Nazi Germany thought tactically. Churchill was tactically naive, but strategically sound. Biff the Nazis where they can be found, in order to keep the Soviets onside and the Germans on their toes until we’ve gathered enough strength (ie get the USA into the war) to deliver the coup de grace in Normandy.
The strategic failure of Nazi Germany is similar to the that of ‘the West’. Western soldiers (since Korea, when the US at first fielded the worst army ever deployed by a democracy) have been better trained and equipped than any army or group they are likely to face. British, American, Dutch, and even French soldiers can be relied upon to prevail in any shooting match they go into.
As a result – a direct result – of this competence, the British Government for example though that fewer than 10,000 soldiers could pacify a querulous Afghan province, and NATO in General has completely lost sight of what it wants to achieve from its military adventure in Afghanistan in a global context. We’re bogged down in Tactics, as was the US in Vietnam, focusing on tactical-level measures and losing sight of the strategy.

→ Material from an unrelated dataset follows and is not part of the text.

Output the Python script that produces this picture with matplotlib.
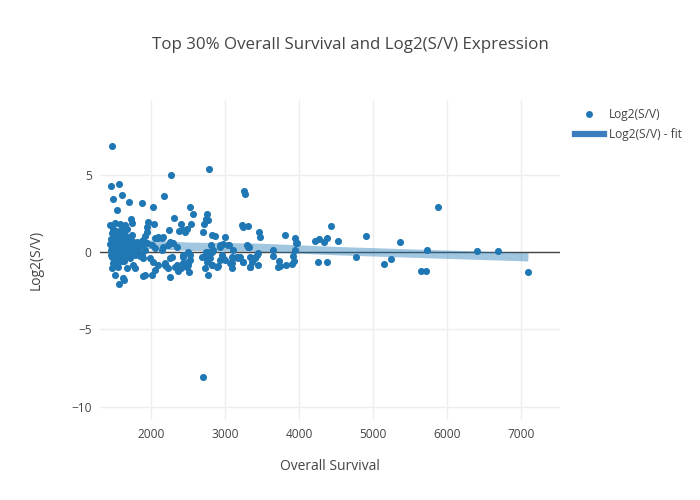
import matplotlib
matplotlib.use("Agg")
import matplotlib.pyplot as plt
from matplotlib.lines import Line2D

# points (overall survival, log2(S/V))
survival = [
    1469, 2266, 2788, 1459, 1568, 1491, 1610, 1703, 1876, 2180, 2030, 1536,
    3261, 3270, 2527, 2563, 2752, 2743, 2774, 2712, 2311, 2238, 2410, 2378,
    2482, 2541, 2464, 2703, 2818, 2865, 3000, 3225, 3247, 3307, 3455, 3478,
    1959, 2045, 1942, 1874, 1919, 1950, 1730, 1745, 1446, 1514, 1581, 1644,
    1671, 1491, 1739, 2099, 2166, 2234, 2301, 2347, 2284, 2257, 2437, 2527,
    2496, 2482, 2514, 2437, 2324, 2355, 2405, 2369, 2257, 2203, 2189, 2806,
    2788, 2743, 2685, 2762, 2820, 2910, 2931, 2968, 3050, 3113, 3180, 3113,
    3090, 3090, 3158, 3239, 3293, 3328, 3361, 3405, 3338, 3450, 3450, 3653,
    3653, 3725, 3720, 3743, 3807, 3820, 3901, 3932, 3924, 3942, 3946, 3960,
    3977, 4216, 4266, 4342, 4378, 4437, 4532, 4257, 4383, 4768, 4909, 5153,
    5239, 5361, 5726, 5645, 5716, 5885, 6409, 6689, 7095, 1568, 1639, 2703,
    1469, 1559, 1514, 1626, 1671, 1761, 1784, 1716, 1649, 1807, 1874, 1896,
    1919, 1986, 2031, 2054, 2014, 1896, 2437, 2099, 2144, 2257, 2279, 2504,
    2437, 2527, 2774, 2730, 2797, 2842, 2099, 2189, 2234, 2504, 2730, 2774,
    2054, 2144, 2166, 2932, 3045, 3315, 2820, 2955, 2977, 3000, 3090, 3158,
    3203, 3247, 3338, 3383, 3428, 3360, 2820, 2887, 2932, 3068, 3338, 1896,
    1874, 1942, 1919, 2009, 2054,
    1452, 1455, 1461, 1463, 1470, 1478, 1486, 1497, 1503, 1512, 1521, 1528,
    1536, 1547, 1553, 1562, 1571, 1580, 1588, 1597, 1605, 1613, 1622, 1631,
    1638, 1645, 1656, 1664, 1672, 1685, 1694, 1703, 1718, 1726, 1741, 1752,
    1768, 1779, 1793, 1812, 1828, 1846, 1858, 1467, 1532, 1598, 1655, 1485,
    1545, 1610,
]
log2_sv = [
    6.86, 4.97, 5.35, 4.28, 4.37, 3.44, 3.66, 3.24, 3.20, 3.61, 2.90, 2.72,
    3.94, 3.72, 2.90, 2.44, 2.44, 2.11, 2.06, 1.79, 2.17, 1.42, 1.79, 1.35,
    1.50, 1.84, 1.27, 1.29, 1.10, 1.05, 0.97, 1.76, 1.63, 1.66, 1.31, 0.97,
    1.94, 1.80, 1.63, 0.71, 1.03, 1.27, 2.13, 1.89, 1.74, 1.85, 1.81, 1.76,
    1.50, 1.46, 1.10, 0.99, 0.95, 0.43, 0.56, 0.34, -0.30, -0.41, -0.22, -0.52,
    -0.62, -0.95, -1.27, -0.73, -0.95, -0.84, -1.05, -1.20, -1.59, -0.90, -0.73, 0.45,
    -0.04, 0.02, -0.34, -0.62, -0.84, -0.90, 0.34, 0.52, 0.45, 0.13, -0.37, -0.41,
    -0.73, -1.05, -0.34, -0.62, 0.45, 0.34, -0.41, -0.41, -0.95, -0.09, -0.84, 0.13,
    -0.28, -0.56, -0.95, -0.90, 1.10, -0.86, -0.77, -0.58, -0.24, 0.11, 0.88, 0.56,
    0.56, 0.73, 0.82, 0.65, 0.88, 1.66, 0.73, -0.67, -0.62, -0.30, 1.01, -0.80,
    -0.47, 0.65, 0.15, -1.20, -1.23, 2.90, 0.06, 0.08, -1.29, -2.08, -1.80, -8.11,
    -1.05, -0.95, -1.48, -1.70, -1.05, -0.84, -1.05, -0.41, -0.30, -0.09, -0.19, -0.41,
    -1.48, -0.41, -0.62, -1.16, -1.48, -1.53, 1.42, 0.88, 0.88, 0.67, 0.56, 0.02,
    -0.30, -0.19, 0.02, -0.30, -0.41, 0.13, -0.84, -0.84, -1.05, -0.84, -1.05, -1.48,
    0.24, 0.13, 0.34, 0.45, 0.45, 0.34, 0.02, -0.19, -0.41, -0.52, -0.30, -0.30,
    -0.30, -0.62, -0.30, -0.41, -0.19, -0.62, -0.84, -0.95, -0.52, -0.73, -0.95, 0.77,
    0.45, 0.56, 0.13, 0.45, 0.88,
    0.55, 0.12, -0.18, 0.83, -0.35, 0.41, 0.02, 0.63, -0.22, 0.94, 0.28, -0.52,
    0.08, 0.71, -0.41, 0.47, -0.03, 1.02, -0.31, 0.26, 0.79, -0.12, 0.52, 1.18,
    -0.61, 0.18, 0.68, -0.24, 0.38, 0.91, -0.05, 0.57, -0.33, 0.21, 0.74, 0.06,
    0.44, -0.18, 0.31, 0.62, 0.04, 0.36, -0.27, 1.25, 1.35, 1.40, 1.10, -0.70,
    -0.80, -0.55,
]

# smoothed fit line
fit_x = [1460, 1650, 2530, 3430, 3880, 4560, 5720, 7100]
fit_y = [0.60, 0.54, 0.34, 0.28, 0.19, 0.05, -0.13, -0.34]

blue = "#1f77b4"
txt = "#444444"
plt.rcParams["font.family"] = ["Open Sans", "DejaVu Sans"]

fig = plt.figure(figsize=(7, 5), dpi=100)
ax = fig.add_axes([100 / 700, 80 / 500, 460 / 700, 320 / 500])

ax.plot(fit_x, fit_y, color=blue, alpha=0.42, linewidth=6, solid_capstyle="butt", zorder=2)
ax.scatter(survival, log2_sv, s=26, color=blue, linewidths=0, zorder=3)
ax.axhline(0, color=txt, linewidth=1, zorder=1)

ax.set_xlim(1311, 7527)
ax.set_ylim(-10.86, 9.83)
ax.set_xticks([2000, 3000, 4000, 5000, 6000, 7000])
ax.set_yticks([-10, -5, 0, 5])
ax.set_yticklabels(["\u221210", "\u22125", "0", "5"])
ax.grid(True, color="#eeeeee", linewidth=1, zorder=0)
ax.set_axisbelow(True)
for s in ax.spines.values():
    s.set_visible(False)
ax.tick_params(length=0, labelsize=8.6, colors=txt, pad=6)

ax.set_xlabel("Overall Survival", fontsize=10, color=txt, labelpad=13)
ax.set_ylabel("Log2(S/V)", fontsize=10, color=txt, labelpad=20)
fig.text(0.5, 1 - 45 / 500, "Top 30% Overall Survival and Log2(S/V) Expression",
         ha="center", va="center", fontsize=12.2, color=txt)

handles = [
    Line2D([], [], marker="o", linestyle="none", markersize=5, color=blue, markeredgewidth=0),
    Line2D([], [], color="#3a7ebf", linewidth=4.5),
]
fig.legend(handles, ["Log2(S/V)", "Log2(S/V) - fit"], loc="upper left",
           bbox_to_anchor=(575 / 700, 1 - 108 / 500), frameon=False,
           fontsize=8.6, labelcolor=txt, handlelength=2.4, handletextpad=0.45,
           labelspacing=0.6, borderaxespad=0, borderpad=0)

fig.savefig("out.png", dpi=100)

The AfPak ‘strategy’ for example is more a mantra than a reality.
Whilst this is of no great import when the maximum downside is the appearance of getting kicked out of a broken 13th century country, but in a dangerous world, if we lose sight of what the point of acting as a world policeman is, then the downside and cost could be much greater – catastrophic military defeat. Like it or not, we’re in a toe to toe fist-fight with radical Islam. To continue the boxing analogy, the Islamists are the smaller and less skilled fighter, but with an Iron jaw, he keeps getting up. Oh. And he fights dirty.
Thinking strategically, Iran’s nuclear bomb is a far bigger threat. If there’s a country asking to be invaded, like right now, it’s North Korea. But our armies are bogged down in Iraq (90 -odd thousand US troops) and Afghanistan (100-odd thousand Nato forces). That’s as near as damn it a quarter of a million fighting men who could be saving the world from a nuclear armed Iran or North Korea.
And the sad thing is that they would be better providing the means to deal with this threat with their feet up in Minnesota or Surrey than eating dust in Southern Afghanistan. After all, what’s scarier to Kim Jong Il: An Army at war in Central Asia, or an Army who could be on his border in 2 weeks? Whilst I have confidence the of the Strategy of ISAF in Afghanistan with respect to that conflict, in the big, global picture, that’s Tactics. We’re bogged down and overstretched and cannot therefore threaten great violence to those who deserve it. That is why nation building is so dangerous. It’s a nebulous concept, there’s no finish line where you can declare victory so it ties up troops, money and resources; and it stores up just as much resentment as colonialism. The temptation is to outstay your welcome.
The fact is the Neo-Cons were right. We shouldn’t do nation-building. We should go in, shock and awe, biff those we don’t like and then leave; leaving the aftermath to the locals and do-gooding NGOs to rebuild. Take sovereign bases if desirable, but otherwise fuck off once the shooting stops. American and British forces shouldn’t need to stick around to provide targets to suicide bombers, and so shouldn’t be in a war with anyone who can’t surrender on the deck of a battleship. If I was convinced that Iraq and Afghanistan were ‘clearing the decks’ before a Pincer-move on Iran, I could be persuaded, but I don’t think there’s the stomach for the fight.
That’s the reason the Boys should come home. Not because they “can’t win”, they can; but because they are better unused except as a threat.